## [Instructions to follow]
Reproduce from the records below, with no pictures, exactly the lines between the one containing "Convert this chart to Apache ECharts code." and the one containing "var yTitle = 'Electron temperature (eV)';", inclusive.

## [Dataset excerpts]
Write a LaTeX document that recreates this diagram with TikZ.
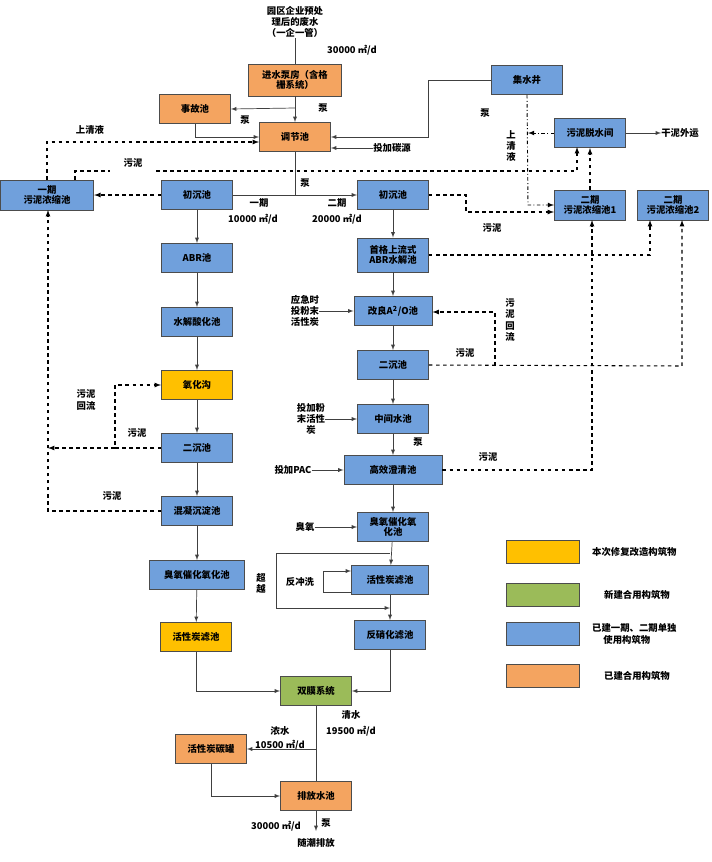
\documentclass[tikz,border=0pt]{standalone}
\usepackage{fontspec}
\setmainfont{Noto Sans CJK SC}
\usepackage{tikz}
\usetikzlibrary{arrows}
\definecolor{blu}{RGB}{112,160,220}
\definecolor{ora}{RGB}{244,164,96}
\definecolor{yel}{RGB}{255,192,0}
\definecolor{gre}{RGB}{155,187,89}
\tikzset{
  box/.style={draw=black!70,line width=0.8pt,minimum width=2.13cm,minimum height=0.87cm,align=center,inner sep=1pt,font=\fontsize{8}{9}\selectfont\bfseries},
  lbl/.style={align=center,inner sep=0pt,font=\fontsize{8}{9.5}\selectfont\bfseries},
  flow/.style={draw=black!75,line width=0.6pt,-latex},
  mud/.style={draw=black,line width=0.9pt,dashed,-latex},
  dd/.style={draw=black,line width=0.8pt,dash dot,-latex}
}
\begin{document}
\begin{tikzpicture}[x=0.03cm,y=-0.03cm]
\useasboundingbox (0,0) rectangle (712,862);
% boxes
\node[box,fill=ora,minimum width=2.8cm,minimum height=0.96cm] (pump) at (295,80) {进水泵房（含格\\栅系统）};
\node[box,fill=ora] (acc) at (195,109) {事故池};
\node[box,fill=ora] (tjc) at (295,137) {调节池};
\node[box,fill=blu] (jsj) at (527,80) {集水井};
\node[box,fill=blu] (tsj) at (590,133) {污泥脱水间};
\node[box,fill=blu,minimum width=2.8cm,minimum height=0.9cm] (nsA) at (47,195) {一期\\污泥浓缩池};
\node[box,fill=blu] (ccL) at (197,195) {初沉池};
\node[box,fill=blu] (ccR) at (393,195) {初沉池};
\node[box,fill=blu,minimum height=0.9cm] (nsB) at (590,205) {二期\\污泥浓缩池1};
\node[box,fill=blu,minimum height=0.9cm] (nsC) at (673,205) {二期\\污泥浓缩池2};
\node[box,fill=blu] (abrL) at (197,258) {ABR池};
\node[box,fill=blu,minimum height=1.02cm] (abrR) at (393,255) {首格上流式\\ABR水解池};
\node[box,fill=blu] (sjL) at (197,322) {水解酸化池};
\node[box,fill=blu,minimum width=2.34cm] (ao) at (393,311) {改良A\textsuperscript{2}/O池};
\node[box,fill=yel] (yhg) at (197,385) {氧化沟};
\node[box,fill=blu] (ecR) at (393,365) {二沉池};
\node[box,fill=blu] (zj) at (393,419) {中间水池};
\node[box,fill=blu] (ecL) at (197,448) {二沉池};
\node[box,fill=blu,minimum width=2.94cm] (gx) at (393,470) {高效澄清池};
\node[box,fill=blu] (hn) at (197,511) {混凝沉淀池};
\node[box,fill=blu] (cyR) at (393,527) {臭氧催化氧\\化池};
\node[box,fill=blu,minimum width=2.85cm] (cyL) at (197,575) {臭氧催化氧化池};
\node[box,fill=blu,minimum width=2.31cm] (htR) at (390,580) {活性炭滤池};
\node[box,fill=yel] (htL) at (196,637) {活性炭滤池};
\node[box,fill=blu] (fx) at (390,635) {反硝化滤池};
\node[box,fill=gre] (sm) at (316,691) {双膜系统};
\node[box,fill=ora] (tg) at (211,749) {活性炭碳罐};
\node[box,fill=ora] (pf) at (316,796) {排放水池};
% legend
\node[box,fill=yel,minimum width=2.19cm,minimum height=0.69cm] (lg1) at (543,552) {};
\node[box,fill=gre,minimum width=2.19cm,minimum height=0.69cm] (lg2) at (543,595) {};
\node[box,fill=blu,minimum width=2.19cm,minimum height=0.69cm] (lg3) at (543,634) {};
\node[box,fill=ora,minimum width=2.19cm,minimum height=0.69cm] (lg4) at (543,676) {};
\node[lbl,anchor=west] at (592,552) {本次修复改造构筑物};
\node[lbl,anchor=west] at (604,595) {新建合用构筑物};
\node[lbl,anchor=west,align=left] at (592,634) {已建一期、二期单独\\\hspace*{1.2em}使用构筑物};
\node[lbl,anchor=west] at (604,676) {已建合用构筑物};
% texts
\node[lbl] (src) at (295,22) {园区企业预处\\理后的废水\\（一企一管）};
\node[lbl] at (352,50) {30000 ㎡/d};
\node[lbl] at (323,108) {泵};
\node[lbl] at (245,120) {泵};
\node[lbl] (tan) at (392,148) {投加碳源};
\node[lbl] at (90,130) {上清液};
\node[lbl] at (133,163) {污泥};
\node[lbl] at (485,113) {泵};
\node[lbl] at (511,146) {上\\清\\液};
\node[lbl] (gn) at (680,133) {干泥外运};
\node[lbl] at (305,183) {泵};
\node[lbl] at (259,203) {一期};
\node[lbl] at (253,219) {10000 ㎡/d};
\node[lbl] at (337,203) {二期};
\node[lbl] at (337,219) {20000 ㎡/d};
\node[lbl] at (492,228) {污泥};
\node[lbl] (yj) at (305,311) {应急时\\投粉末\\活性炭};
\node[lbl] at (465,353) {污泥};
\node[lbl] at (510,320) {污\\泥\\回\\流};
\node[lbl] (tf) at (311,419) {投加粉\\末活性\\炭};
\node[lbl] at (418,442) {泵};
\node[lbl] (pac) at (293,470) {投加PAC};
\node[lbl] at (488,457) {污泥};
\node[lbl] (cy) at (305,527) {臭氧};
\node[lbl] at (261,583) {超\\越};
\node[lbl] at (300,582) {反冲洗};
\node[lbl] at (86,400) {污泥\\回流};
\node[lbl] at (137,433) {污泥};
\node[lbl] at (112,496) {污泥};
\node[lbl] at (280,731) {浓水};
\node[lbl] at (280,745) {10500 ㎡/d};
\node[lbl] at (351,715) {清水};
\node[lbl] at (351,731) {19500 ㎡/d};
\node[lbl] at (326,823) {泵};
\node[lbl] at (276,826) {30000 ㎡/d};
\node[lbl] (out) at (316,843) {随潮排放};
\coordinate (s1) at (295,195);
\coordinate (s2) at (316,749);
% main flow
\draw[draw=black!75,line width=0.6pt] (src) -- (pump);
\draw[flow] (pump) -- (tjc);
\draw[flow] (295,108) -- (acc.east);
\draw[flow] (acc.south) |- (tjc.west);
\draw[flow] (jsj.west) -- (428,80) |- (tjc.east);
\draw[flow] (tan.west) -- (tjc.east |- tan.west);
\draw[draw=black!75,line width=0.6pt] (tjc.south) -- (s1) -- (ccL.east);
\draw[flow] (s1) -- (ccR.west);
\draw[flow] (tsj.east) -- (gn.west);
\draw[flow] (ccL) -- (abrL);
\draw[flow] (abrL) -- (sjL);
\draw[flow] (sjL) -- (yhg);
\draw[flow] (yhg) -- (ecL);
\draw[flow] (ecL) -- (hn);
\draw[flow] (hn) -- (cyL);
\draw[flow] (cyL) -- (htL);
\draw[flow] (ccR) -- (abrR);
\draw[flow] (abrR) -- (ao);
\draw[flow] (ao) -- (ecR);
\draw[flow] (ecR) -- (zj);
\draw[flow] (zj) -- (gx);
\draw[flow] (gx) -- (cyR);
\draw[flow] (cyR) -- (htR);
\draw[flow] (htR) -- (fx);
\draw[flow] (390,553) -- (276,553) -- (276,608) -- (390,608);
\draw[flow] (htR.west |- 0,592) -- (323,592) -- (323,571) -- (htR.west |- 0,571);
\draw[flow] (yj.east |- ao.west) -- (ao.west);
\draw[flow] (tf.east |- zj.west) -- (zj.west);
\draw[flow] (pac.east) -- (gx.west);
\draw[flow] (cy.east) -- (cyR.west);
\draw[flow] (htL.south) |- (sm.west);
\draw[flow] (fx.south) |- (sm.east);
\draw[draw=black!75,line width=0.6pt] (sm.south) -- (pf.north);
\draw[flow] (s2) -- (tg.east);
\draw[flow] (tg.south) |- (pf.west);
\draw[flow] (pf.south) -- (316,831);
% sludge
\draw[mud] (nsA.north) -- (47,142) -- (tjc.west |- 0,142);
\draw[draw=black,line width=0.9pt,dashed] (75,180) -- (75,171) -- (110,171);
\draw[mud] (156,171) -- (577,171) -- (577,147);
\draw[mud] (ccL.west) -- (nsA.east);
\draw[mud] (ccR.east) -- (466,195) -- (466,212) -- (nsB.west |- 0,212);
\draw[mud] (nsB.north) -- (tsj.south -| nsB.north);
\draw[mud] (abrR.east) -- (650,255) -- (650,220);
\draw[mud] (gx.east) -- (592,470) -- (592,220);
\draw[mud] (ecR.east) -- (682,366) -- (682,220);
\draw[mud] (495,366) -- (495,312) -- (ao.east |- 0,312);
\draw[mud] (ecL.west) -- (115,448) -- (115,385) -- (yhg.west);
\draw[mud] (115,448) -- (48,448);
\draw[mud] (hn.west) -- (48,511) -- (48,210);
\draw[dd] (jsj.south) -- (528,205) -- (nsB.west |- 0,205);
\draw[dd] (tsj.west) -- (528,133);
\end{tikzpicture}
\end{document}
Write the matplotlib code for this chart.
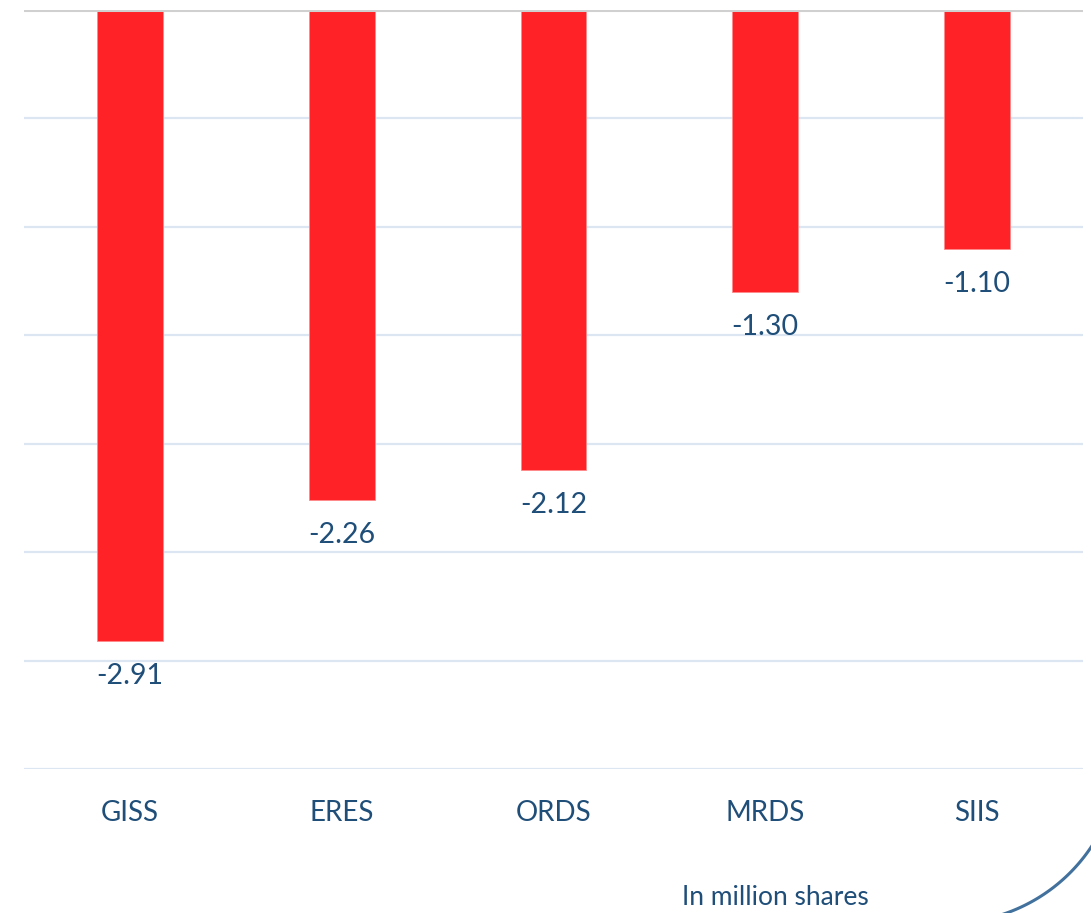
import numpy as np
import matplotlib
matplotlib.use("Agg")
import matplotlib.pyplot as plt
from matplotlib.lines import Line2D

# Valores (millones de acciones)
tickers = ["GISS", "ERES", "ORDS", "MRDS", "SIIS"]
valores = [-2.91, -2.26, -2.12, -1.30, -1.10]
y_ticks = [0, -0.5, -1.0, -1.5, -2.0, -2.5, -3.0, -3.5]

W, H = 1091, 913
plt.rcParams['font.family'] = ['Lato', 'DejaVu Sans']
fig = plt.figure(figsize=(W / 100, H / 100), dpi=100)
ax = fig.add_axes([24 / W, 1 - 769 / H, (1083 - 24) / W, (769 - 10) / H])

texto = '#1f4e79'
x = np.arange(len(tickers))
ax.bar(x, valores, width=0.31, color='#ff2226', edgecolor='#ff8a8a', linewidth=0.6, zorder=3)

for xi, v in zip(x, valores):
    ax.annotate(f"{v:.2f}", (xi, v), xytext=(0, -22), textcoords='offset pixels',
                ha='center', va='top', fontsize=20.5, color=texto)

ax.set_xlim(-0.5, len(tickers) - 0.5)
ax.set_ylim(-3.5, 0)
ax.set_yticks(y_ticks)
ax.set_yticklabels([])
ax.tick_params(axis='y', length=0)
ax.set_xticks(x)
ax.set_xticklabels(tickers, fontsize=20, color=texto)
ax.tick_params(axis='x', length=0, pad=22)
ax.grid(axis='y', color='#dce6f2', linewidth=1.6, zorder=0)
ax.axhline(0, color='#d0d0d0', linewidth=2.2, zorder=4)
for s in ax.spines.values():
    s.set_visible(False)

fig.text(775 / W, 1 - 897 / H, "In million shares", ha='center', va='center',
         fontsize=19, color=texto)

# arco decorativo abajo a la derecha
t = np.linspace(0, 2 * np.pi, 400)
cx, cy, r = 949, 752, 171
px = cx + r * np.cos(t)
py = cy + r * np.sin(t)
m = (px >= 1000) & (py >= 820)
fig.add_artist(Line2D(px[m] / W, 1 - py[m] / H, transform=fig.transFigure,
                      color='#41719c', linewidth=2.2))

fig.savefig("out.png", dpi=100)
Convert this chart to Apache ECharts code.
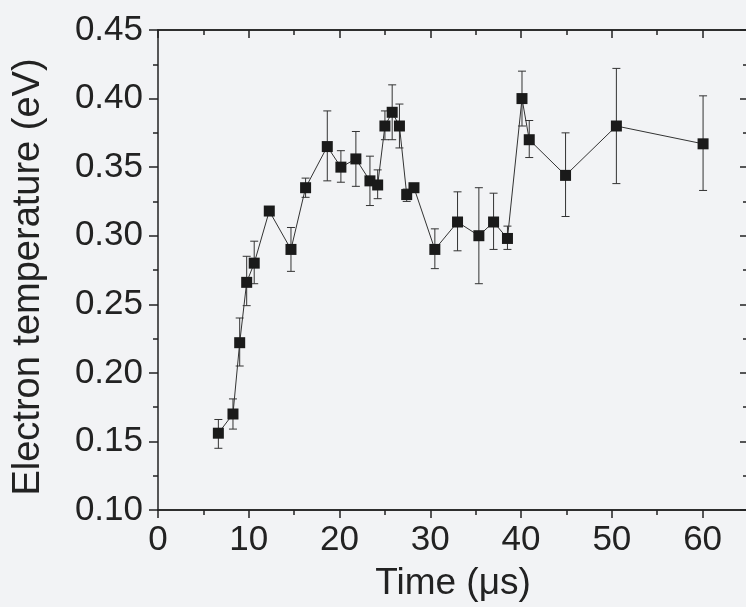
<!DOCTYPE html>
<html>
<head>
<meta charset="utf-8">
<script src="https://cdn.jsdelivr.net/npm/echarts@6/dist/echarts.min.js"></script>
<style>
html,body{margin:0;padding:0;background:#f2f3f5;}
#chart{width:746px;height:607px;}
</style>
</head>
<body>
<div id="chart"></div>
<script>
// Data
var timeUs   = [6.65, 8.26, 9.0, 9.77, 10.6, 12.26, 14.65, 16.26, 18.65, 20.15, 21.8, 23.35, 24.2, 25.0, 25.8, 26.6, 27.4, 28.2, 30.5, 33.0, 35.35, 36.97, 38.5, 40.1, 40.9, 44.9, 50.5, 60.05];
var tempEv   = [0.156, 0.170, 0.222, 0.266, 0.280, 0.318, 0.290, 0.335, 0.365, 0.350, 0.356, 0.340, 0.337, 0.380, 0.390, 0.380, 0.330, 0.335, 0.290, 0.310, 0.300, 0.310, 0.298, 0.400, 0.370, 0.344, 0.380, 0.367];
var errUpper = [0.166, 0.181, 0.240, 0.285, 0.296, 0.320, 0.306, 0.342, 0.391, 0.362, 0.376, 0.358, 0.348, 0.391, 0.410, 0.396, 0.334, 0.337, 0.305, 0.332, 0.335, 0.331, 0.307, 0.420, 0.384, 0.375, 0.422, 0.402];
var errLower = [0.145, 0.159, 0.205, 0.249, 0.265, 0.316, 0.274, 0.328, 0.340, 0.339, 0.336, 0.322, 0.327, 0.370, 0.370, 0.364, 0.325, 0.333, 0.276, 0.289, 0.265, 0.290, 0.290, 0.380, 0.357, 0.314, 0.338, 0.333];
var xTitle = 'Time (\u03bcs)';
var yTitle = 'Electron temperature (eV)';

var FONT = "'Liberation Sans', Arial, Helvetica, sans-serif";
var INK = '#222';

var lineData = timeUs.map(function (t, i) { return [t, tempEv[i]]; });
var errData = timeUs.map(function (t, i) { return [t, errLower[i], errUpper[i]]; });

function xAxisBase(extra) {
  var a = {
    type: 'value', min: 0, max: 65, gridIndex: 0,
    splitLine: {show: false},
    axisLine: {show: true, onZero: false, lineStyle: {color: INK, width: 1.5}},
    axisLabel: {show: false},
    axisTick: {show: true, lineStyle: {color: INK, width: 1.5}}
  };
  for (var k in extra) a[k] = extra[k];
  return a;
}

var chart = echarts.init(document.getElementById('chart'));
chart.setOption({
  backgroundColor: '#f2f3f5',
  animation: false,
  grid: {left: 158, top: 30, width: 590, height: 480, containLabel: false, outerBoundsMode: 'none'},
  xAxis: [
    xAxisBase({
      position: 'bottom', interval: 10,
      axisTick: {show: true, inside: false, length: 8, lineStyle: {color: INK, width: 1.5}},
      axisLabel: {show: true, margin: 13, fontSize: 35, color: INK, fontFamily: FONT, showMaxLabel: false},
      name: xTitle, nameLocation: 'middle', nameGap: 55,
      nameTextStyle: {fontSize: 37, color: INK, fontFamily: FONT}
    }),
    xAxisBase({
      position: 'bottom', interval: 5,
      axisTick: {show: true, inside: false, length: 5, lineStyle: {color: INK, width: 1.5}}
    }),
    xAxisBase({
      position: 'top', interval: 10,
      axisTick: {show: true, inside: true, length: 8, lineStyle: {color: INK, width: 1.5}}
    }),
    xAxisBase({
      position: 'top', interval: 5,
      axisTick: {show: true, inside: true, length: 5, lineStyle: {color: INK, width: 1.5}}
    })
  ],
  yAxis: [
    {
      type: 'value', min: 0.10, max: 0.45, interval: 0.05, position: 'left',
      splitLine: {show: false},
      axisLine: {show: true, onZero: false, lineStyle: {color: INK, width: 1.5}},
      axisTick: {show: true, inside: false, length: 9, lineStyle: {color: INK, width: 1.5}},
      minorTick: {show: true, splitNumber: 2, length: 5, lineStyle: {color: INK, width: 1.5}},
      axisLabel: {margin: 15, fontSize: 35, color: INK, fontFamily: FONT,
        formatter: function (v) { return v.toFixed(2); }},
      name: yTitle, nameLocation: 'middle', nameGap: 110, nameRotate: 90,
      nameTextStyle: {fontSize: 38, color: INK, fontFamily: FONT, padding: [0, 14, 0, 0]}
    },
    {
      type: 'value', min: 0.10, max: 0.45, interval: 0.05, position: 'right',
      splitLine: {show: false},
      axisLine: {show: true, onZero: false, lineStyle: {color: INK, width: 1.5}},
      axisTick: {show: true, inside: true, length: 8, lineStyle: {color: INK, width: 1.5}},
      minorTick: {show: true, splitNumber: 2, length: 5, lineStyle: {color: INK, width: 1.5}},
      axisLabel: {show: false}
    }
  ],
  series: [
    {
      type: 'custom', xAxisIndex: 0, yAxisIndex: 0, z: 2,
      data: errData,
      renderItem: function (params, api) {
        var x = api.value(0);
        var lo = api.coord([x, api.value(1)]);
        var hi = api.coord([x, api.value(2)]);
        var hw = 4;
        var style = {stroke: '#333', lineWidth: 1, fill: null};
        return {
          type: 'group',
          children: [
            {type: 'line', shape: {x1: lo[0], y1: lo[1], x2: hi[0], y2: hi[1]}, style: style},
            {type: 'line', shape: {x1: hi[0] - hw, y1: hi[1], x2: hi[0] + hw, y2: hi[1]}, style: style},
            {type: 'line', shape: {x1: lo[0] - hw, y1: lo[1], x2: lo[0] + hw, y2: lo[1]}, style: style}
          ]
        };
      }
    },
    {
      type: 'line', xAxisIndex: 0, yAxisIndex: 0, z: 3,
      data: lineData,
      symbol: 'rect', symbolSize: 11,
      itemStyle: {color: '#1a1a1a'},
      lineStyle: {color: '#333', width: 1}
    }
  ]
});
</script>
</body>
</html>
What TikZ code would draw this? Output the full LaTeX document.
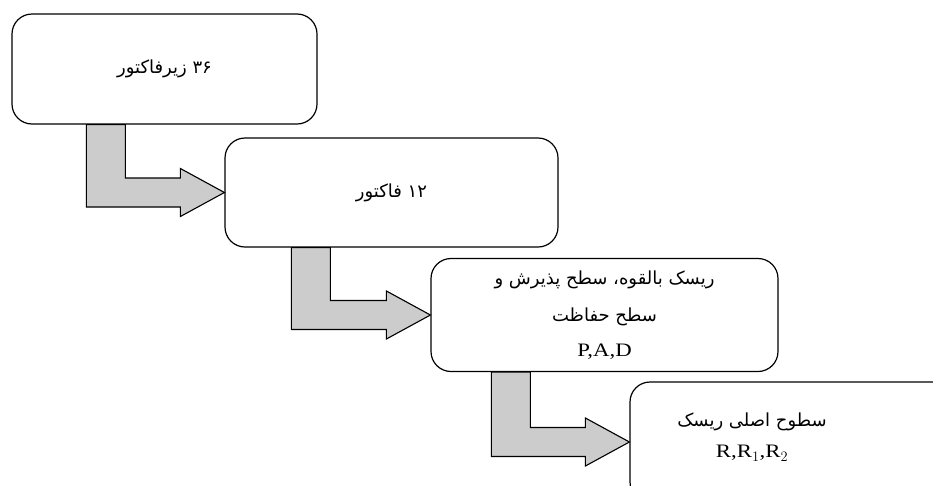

## [Correct response]
Convert this chart to Apache ECharts code.
<!DOCTYPE html>
<html>
<head>
<meta charset="utf-8">
<script src="https://cdn.jsdelivr.net/npm/echarts@6/dist/echarts.min.js"></script>
<style>
html,body{margin:0;padding:0;background:#f2f3f5;}
#chart{width:746px;height:607px;}
</style>
</head>
<body>
<div id="chart"></div>
<script>
// Data
var timeUs   = [6.65, 8.26, 9.0, 9.77, 10.6, 12.26, 14.65, 16.26, 18.65, 20.15, 21.8, 23.35, 24.2, 25.0, 25.8, 26.6, 27.4, 28.2, 30.5, 33.0, 35.35, 36.97, 38.5, 40.1, 40.9, 44.9, 50.5, 60.05];
var tempEv   = [0.156, 0.170, 0.222, 0.266, 0.280, 0.318, 0.290, 0.335, 0.365, 0.350, 0.356, 0.340, 0.337, 0.380, 0.390, 0.380, 0.330, 0.335, 0.290, 0.310, 0.300, 0.310, 0.298, 0.400, 0.370, 0.344, 0.380, 0.367];
var errUpper = [0.166, 0.181, 0.240, 0.285, 0.296, 0.320, 0.306, 0.342, 0.391, 0.362, 0.376, 0.358, 0.348, 0.391, 0.410, 0.396, 0.334, 0.337, 0.305, 0.332, 0.335, 0.331, 0.307, 0.420, 0.384, 0.375, 0.422, 0.402];
var errLower = [0.145, 0.159, 0.205, 0.249, 0.265, 0.316, 0.274, 0.328, 0.340, 0.339, 0.336, 0.322, 0.327, 0.370, 0.370, 0.364, 0.325, 0.333, 0.276, 0.289, 0.265, 0.290, 0.290, 0.380, 0.357, 0.314, 0.338, 0.333];
var xTitle = 'Time (\u03bcs)';
var yTitle = 'Electron temperature (eV)';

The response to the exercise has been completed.